Gene set enrichment analysis
We used Gene Set Enrichment Analysis (GSEA) to examine similarity between our four independent datasets. Following Subramanian et al. [33], we selected the top 100 differentially expressed genes from one dataset (N. vespilloides females) to serve as a predictive set of genes. To examine this set of genes in another dataset, we calculated a running-sum statistic going down the entire list of genes (ordered from most DE to least DE). This statistic increases each time a gene in the set is encountered (weighted by the amount of DE) and decreases by a constant amount each time a gene outside of the set is encountered. The test statistic, or E-score, is the global maximum of this running sum statistic. The significance of the E-score was calculated by comparing it against 10,000 E-scores generated from gene lists with randomized phenotypic permutations. Therefore, this analysis asks whether the predictive gene set displays more DE using the real phenotypic information than random phenotypic information, a conservative GSEA methodology [33,55]. For the set of 100 genes taken from N. vespilloides females, we performed this analysis in N. vespilloides males, N. orbicollis females, and N. orbicollis males. We also repeated the same analysis using the top 100 differentially expressed genes from N. orbicollis females. This predictive gene set was analyzed in N. orbicollis males, N. vespilloides females, and N. vespilloides males. We performed all GSEA analysis in R using homemade scripts.
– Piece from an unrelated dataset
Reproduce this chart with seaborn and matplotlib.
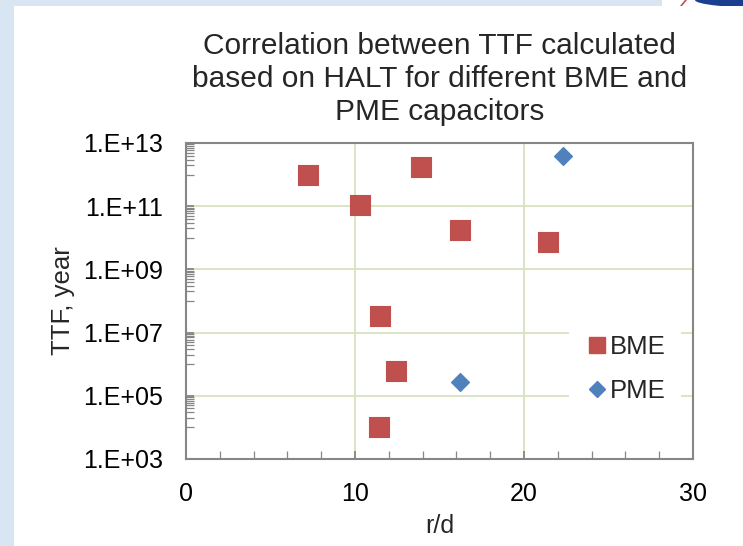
import numpy as np
import pandas as pd
import matplotlib
matplotlib.use("Agg")
import matplotlib.pyplot as plt
import matplotlib.ticker as mticker
from matplotlib.lines import Line2D
from matplotlib.patches import Rectangle, Ellipse
import seaborn as sns

# ---- data ----
bme_rd = [7.2, 10.3, 13.9, 16.2, 21.4, 11.5, 12.4, 11.4]
bme_ttf = [9.5e11, 1.1e11, 1.7e12, 1.8e10, 7.4e9, 3.4e7, 6.0e5, 1.0e4]
pme_rd = [16.2, 22.3]
pme_ttf = [2.8e5, 3.9e12]
series_names = ["BME", "PME"]
y_tick_vals = [1e3, 1e5, 1e7, 1e9, 1e11, 1e13]
y_tick_labels = ["1.E+03", "1.E+05", "1.E+07", "1.E+09", "1.E+11", "1.E+13"]
x_tick_vals = [0, 10, 20, 30]

df = pd.DataFrame({
    "rd": bme_rd + pme_rd,
    "ttf": bme_ttf + pme_ttf,
    "type": ["BME"] * len(bme_rd) + ["PME"] * len(pme_rd),
})

sns.set_style("white")
plt.rcParams["font.family"] = ["Liberation Sans", "DejaVu Sans"]

W, H = 743, 546
fig = plt.figure(figsize=(W / 100, H / 100), dpi=100)
fig.patch.set_facecolor("#d8e6f3")
# white slide panel
fig.patches.append(Rectangle((14 / W, 0), 1, 1 - 6 / H, transform=fig.transFigure,
                             facecolor="white", edgecolor="none", zorder=-10))
# top-right logo fragment
fig.patches.append(Rectangle((662 / W, 1 - 6 / H), 1, 6 / H, transform=fig.transFigure,
                             facecolor="white", edgecolor="none", zorder=-12))
fig.patches.append(Ellipse((770 / W, 1.0), 150 / W, 16 / H, transform=fig.transFigure,
                           facecolor="#1b3f8f", edgecolor="none", zorder=-11))
fig.lines.append(Line2D([681 / W, 686 / W], [1 - 6 / H, 1.0], transform=fig.transFigure,
                        color="#c05050", linewidth=1.2, zorder=-11))

ax = fig.add_axes([186 / W, 1 - 459 / H, (693 - 186) / W, (459 - 143) / H])
ax.set_zorder(5)
ax.set_facecolor("white")

colors = {"BME": "#c0504d", "PME": "#4f81bd"}
sns.scatterplot(data=df[df.type == "BME"], x="rd", y="ttf", ax=ax, marker="s",
                color=colors["BME"], s=200, edgecolor=colors["BME"], linewidth=0.8,
                legend=False, zorder=3)
sns.scatterplot(data=df[df.type == "PME"], x="rd", y="ttf", ax=ax, marker="D",
                color=colors["PME"], s=85, edgecolor=colors["PME"], linewidth=0.8,
                legend=False, zorder=3)

ax.set_yscale("log")
ax.set_xlim(0, 30)
ax.set_ylim(1e3, 1e13)
ax.set_yticks(y_tick_vals)
ax.set_yticklabels(y_tick_labels)
ax.set_xticks(x_tick_vals)
minor_y = [k * 10.0 ** e for e in range(4, 13, 2) for k in range(1, 10)]
ax.yaxis.set_minor_locator(mticker.FixedLocator(minor_y))
ax.yaxis.set_minor_formatter(mticker.NullFormatter())
ax.xaxis.set_minor_locator(mticker.MultipleLocator(2))

ax.grid(True, which="major", color="#d7e4bd", linewidth=1.3, zorder=0)
ax.set_axisbelow(True)
for sp in ax.spines.values():
    sp.set_color("#868686")
    sp.set_linewidth(1.5)
ax.tick_params(axis="both", which="both", direction="in", color="#868686",
               left=True, bottom=True, labelsize=18, labelcolor="black")
ax.tick_params(axis="both", which="major", length=6, width=1.3, pad=16.5)
ax.tick_params(axis="both", which="minor", length=6, width=0.9)

ax.set_xlabel("r/d", fontsize=18, labelpad=6)
ax.set_ylabel("TTF, year", fontsize=18.5, labelpad=6)
ax.set_title("Correlation between TTF calculated\nbased on HALT for different BME and\nPME capacitors",
             fontsize=21.5, linespacing=1.22, pad=16.5)

handles = [
    Line2D([], [], marker="s", linestyle="none", color=colors["BME"], markersize=11),
    Line2D([], [], marker="D", linestyle="none", color=colors["PME"], markersize=8),
]
leg = ax.legend(handles, series_names, loc="center left", bbox_to_anchor=(0.73, 0.285),
                frameon=True, fontsize=18.5, handletextpad=0.0, handlelength=1.0,
                labelspacing=0.75, borderpad=0.6, fancybox=False)
leg.get_frame().set_facecolor("white")
leg.get_frame().set_edgecolor("none")
leg.get_frame().set_alpha(1)

fig.savefig("out.png", dpi=100, facecolor=fig.get_facecolor())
Mapping and differential expression analysis using previously published transcriptome
In order to compare our results directly to those of Parker et al. [27] we mapped our N. vespilloides RNA-seq reads directly to their published transcriptome using Tophat2 [50] and generated read counts using RSEM [52]. Gene level counts were then filtered and normalized in edgeR as above. We then specifically examined the 867 (752 after abundance filtering) genes differentially expressed during parenting in N. vespilloides [27]. First, we examined whether these genes displayed greater variability during parenting than non-caring genes by comparing the average squared coefficient of variance (CV2) to that of two random gene sets of equal size and average abundance using analysis of variance. We then performed GSEA using the same methodology as above to examine whether these genes displayed unusual patterns of differential expression between parents with high versus low provisioning phenotypes.
Acknowledgments
B. Hsu and V. Anderson assisted with Nicrophorus colony maintenance. B. Schmitz, D. Neumann, N. Rohr, K. Sandlin, J. Wagner, and M. Alabady assisted with library preparation and Illumina sequencing. D. Hall, K. Ross, T. Linksvayer, A. Wiberg, D. Parker, and M. Ritchie provided helpful discussions and suggestions for statistical analysis. T. Moore provided valuable comments on the manuscript. Sequence data associated with this project is available through NCBI (Bioproject # PRJNA371654). Behavioral data is available through Dryad (doi:10.5061/dryad.25rm2).